Not so, the world’s most powerful woman. German voters reinstalled Angela Merkel as Chancellor, confirming her as the Mutti – Mummy – of the nation, and uncrowned Queen of Europe. It is a role she assumes with a modesty that belies a formidable core. Merkel is not so much Iron Lady as Graphene Chancellor, incredibly strong but remarkably flexible. Transforming the Fatherland into the Muttiland involved creating coalitions that work for her, but not her rivals-turned-political-partners – such as the liberal FDP – who wither in her shadow. The FDP failed to win any seats in the Bundestag, which poses problems as Merkel tries to build a new coalition. The flies are wary of being invited into the spider’s parlour. It could take time. 

For a true Iron Man, step forward Australia’s new premier, Tony Abbott, leader of the conservative coalition that ousted Labor in September’s election. The super-fit sports fanatic, Oxford Boxing Blue, triathlete and volunteer fireman famously competed in the 2011 Port Macquarie Ironman triathlon. But he charged it on expenses as official business, which just weeks into his premiership helped land him in a row over claims for a string of perks. Oops. Abbott, a former Rhodes scholar, may be gaffe-prone. In a slip of the tongue during the election campaign, he opined that Labor premier Kevin Rudd was “not the suppository of all wisdom”. Whether Abbott won despite that, or because of it, isn’t clear. But he got there in the end. 

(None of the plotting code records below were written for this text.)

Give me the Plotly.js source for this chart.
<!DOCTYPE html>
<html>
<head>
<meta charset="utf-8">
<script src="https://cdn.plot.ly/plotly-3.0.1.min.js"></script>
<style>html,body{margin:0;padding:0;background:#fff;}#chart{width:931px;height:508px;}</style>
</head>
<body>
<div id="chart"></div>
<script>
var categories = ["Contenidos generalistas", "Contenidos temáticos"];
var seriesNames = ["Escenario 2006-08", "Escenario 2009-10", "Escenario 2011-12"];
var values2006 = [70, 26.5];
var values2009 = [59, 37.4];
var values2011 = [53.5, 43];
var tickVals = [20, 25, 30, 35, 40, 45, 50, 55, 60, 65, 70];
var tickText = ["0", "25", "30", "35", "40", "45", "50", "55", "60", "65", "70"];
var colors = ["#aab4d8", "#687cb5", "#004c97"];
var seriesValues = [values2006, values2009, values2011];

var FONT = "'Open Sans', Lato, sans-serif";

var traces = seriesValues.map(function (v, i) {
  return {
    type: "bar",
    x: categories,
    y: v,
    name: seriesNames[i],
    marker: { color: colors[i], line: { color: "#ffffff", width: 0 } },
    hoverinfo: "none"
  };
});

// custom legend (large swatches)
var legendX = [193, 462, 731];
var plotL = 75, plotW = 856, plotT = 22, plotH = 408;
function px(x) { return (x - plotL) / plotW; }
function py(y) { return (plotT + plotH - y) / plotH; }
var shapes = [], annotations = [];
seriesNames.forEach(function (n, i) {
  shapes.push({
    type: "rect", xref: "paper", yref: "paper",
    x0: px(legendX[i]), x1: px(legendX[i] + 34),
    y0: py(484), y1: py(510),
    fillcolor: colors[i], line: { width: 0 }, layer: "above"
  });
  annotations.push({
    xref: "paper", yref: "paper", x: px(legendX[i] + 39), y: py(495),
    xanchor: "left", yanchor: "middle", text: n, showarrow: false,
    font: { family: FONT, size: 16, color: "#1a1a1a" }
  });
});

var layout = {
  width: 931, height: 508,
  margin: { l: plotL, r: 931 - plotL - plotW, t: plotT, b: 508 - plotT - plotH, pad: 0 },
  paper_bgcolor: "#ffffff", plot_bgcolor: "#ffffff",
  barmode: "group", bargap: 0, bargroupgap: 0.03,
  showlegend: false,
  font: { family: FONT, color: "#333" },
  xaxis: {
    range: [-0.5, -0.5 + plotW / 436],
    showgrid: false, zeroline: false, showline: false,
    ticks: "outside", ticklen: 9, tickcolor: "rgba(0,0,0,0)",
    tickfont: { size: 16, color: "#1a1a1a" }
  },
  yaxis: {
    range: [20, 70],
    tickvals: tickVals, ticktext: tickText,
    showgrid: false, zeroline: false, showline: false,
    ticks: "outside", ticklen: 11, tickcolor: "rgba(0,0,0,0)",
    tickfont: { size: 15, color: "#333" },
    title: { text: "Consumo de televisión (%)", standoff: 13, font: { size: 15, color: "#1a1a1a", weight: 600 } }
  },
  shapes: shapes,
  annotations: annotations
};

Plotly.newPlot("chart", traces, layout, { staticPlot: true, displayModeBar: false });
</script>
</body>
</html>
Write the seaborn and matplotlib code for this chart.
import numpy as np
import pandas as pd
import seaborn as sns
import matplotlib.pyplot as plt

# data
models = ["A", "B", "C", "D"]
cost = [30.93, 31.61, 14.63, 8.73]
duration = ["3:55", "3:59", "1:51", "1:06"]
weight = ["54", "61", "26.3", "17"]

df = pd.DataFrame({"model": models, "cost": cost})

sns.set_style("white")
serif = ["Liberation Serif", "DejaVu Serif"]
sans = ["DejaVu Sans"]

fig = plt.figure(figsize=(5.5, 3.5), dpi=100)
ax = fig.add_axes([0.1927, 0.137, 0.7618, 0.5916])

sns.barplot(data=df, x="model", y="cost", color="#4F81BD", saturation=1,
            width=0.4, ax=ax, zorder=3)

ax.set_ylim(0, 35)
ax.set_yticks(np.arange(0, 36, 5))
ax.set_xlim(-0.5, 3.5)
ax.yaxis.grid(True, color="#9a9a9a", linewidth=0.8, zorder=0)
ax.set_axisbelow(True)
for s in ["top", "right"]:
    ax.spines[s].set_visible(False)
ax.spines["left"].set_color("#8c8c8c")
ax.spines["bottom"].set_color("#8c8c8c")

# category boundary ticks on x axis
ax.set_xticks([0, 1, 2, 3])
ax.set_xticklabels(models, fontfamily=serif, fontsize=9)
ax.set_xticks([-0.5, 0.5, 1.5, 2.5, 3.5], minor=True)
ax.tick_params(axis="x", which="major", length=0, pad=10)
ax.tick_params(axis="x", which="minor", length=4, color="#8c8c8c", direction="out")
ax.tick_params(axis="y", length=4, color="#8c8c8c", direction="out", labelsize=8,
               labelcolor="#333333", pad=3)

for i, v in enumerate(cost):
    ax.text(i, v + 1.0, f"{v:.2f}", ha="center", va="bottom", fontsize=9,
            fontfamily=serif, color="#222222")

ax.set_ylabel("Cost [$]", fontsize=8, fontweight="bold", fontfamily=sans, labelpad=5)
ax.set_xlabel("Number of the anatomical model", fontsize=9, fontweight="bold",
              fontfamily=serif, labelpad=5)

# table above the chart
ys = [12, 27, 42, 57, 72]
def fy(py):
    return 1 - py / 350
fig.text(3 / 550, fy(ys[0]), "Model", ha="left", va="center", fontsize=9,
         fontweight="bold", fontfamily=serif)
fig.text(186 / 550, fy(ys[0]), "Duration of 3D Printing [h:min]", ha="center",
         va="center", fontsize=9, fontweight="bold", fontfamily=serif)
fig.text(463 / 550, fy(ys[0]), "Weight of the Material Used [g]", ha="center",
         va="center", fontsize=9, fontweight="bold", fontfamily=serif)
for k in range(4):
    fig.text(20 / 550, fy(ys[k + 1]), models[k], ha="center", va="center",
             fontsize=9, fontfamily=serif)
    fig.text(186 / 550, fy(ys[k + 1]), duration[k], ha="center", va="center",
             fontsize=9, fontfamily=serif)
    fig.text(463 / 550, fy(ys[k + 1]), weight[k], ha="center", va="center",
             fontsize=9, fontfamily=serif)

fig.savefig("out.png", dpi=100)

There was an ignoble farewell for Bo Xilai, Chinese princeling, former Politburo member and leadership contender with the common touch, a potent combination that won him powerful enemies. He received a life sentence for corruption after a show trial. There might have been worse – or more inspired – solutions to the Bo problem. China holds the world record for annual executions. It also plans to put a man on the moon. 

By contrast, General Vo Nguyen Giap, the legendary Vietnamese military genius who created a turning point in history by outflanking superior French forces at Dien Bien Phu in 1958, received a hero’s funeral in Hanoi, attended by tens of thousands. Giap, who died aged 102, was the last of the Indochina revolutionaries, admired both by his own people and his foes – including US military strategists whom he engaged in the Vietnam War in the 1960s. He was, like his hero Napoleon, a tiny figure but a vast presence. 

Seamus Heaney, the Nobel laureate Irish poet, author and playwright, who died aged 74, was not a warrior, but also had presence, with cascading white hair and the hint of a quiet revolutionary. His acclaimed translation of Beowulf turned the epic Anglo Saxon poem into a modern bestseller and helped secure the Derry farm boy’s place in English literary history. 

Heaney won his Nobel Prize, aged 56. Malala Yousafzai, the charismatic Pakistani schoolgirl shot by the Taliban and turned human rights champion, was – to wide disappointment – passed over for a Nobel Peace Prize this October. She has one consolation. Alexander the Great wept when he had nowhere left to conquer when he was 32. What would it have been like at 16?